=== INPUT ROWS ===

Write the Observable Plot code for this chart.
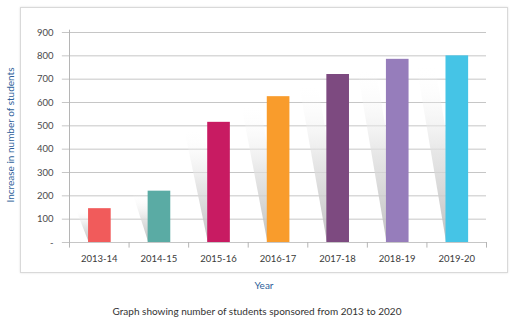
<!DOCTYPE html>
<html>
<head>
<meta charset="utf-8">
<script src="https://cdn.jsdelivr.net/npm/d3@7"></script>
<script src="https://cdn.jsdelivr.net/npm/@observablehq/plot@0.6"></script>
<style>
  html, body { margin: 0; padding: 0; background: #fff; }
  #wrap { position: relative; width: 521px; height: 323px; font-family: Lato, "Open Sans", sans-serif; overflow: hidden; }
  #frame { position: absolute; left: 20px; top: 7px; width: 486px; height: 264px; border: 1px solid #d9d9d9; box-shadow: 0 0 2px rgba(0,0,0,0.12); background: #fff; }
  #chart { position: absolute; left: 0; top: 0; }
  .lbl { position: absolute; white-space: nowrap; }
  #ylab { left: 10px; top: 135px; transform: translate(-50%, -50%) rotate(-90deg); color: #2f5f9a; font-size: 10px; }
  #xlab { left: 264px; top: 285px; transform: translate(-50%, -50%); color: #2f5f9a; font-size: 10px; }
  #cap { left: 257px; top: 311px; transform: translate(-50%, -50%); color: #333; font-size: 10px; }
</style>
</head>
<body>
<div id="wrap">
  <div id="frame"></div>
  <div id="chart"></div>
  <div class="lbl" id="ylab">Increase in number of students</div>
  <div class="lbl" id="xlab">Year</div>
  <div class="lbl" id="cap">Graph showing number of students sponsored from 2013 to 2020</div>
</div>
<script>
const years = ["2013-14", "2014-15", "2015-16", "2016-17", "2017-18", "2018-19", "2019-20"];
const students = [145, 220, 515, 625, 720, 785, 800];
const barColors = ["#F15B5B", "#5AABA4", "#C81B62", "#F99C2C", "#7D4A80", "#967DBB", "#45C4E6"];
const yTicks = [0, 100, 200, 300, 400, 500, 600, 700, 800, 900];

const bars = years.map((y, i) => ({ i, year: y, v: students[i], c: barColors[i] }));
const shadows = bars.flatMap(b => {
  const s = 0.5 * Math.sqrt(b.v / 800);
  return [
    { i: b.i, y: 0, x1: b.i + 0.33, x2: b.i + 0.64 },
    { i: b.i, y: b.v * 0.95, x1: b.i + 0.33 - s, x2: b.i + 0.64 - s }
  ];
});

const chart = Plot.plot({
  width: 521,
  height: 323,
  marginLeft: 69,
  marginRight: 35,
  marginTop: 32,
  marginBottom: 81,
  style: { background: "transparent", fontFamily: "Lato, sans-serif", overflow: "visible" },
  x: { domain: [0, 7], axis: null },
  y: { domain: [0, 900], axis: null },
  marks: [
    Plot.ruleY(yTicks, { x1: -0.12, x2: 7, stroke: "#c6c6c6", strokeWidth: 1 }),
    Plot.ruleX(d3.range(8), { y1: 0, y2: -24, stroke: "#b5b5b5" }),
    Plot.ruleX([0], { y1: 910, y2: 0, stroke: "#b5b5b5" }),
    Plot.areaX(shadows, { y: "y", x1: "x1", x2: "x2", z: "i", fill: "url(#shadowGrad)" }),
    Plot.rectY(bars, { x1: d => d.i + 0.32, x2: d => d.i + 0.70, y1: 0, y2: "v", fill: "c" }),
    Plot.text(yTicks, { x: 0, y: d => d, text: d => d === 0 ? "-" : String(d), textAnchor: "end", dx: -16, fill: "#4a4a4a", fontSize: 9.5 }),
    Plot.text(bars, { x: d => d.i + 0.5, y: 0, text: "year", dy: 16, fill: "#3a3a3a", fontSize: 9.5 })
  ]
});

const ns = "http://www.w3.org/2000/svg";
const defs = document.createElementNS(ns, "defs");
defs.innerHTML = '<linearGradient id="shadowGrad" x1="0" y1="0" x2="0" y2="1">' +
  '<stop offset="0" stop-color="#ffffff" stop-opacity="0"/>' +
  '<stop offset="0.5" stop-color="#dedede" stop-opacity="0.75"/>' +
  '<stop offset="1" stop-color="#b9b9b9" stop-opacity="0.9"/>' +
  '</linearGradient>';
chart.insertBefore(defs, chart.firstChild);
document.getElementById("chart").appendChild(chart);
</script>
</body>
</html>
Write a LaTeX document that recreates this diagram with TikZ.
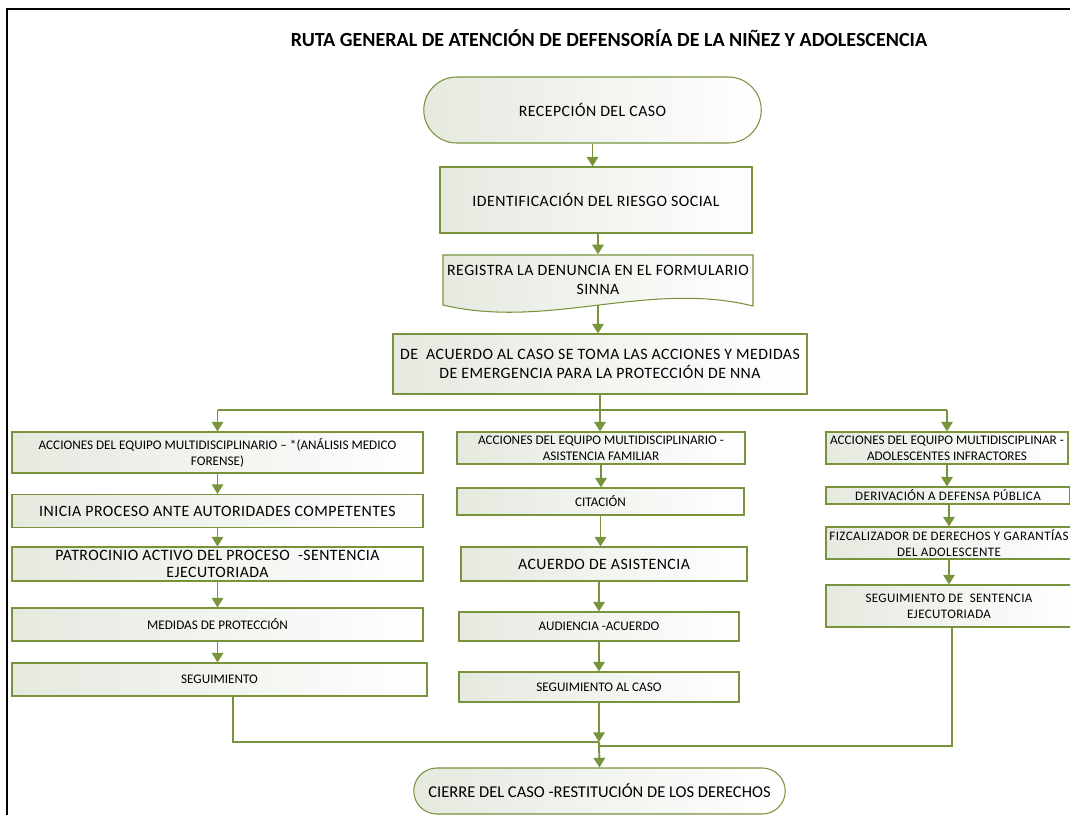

=== WRITTEN EXERCISE ===
Isolate the lines above that contain the word "this" and copy them.

=== WRITTEN RESPONSE ===
Write the Observable Plot code for this chart.
Write a LaTeX document that recreates this diagram with TikZ.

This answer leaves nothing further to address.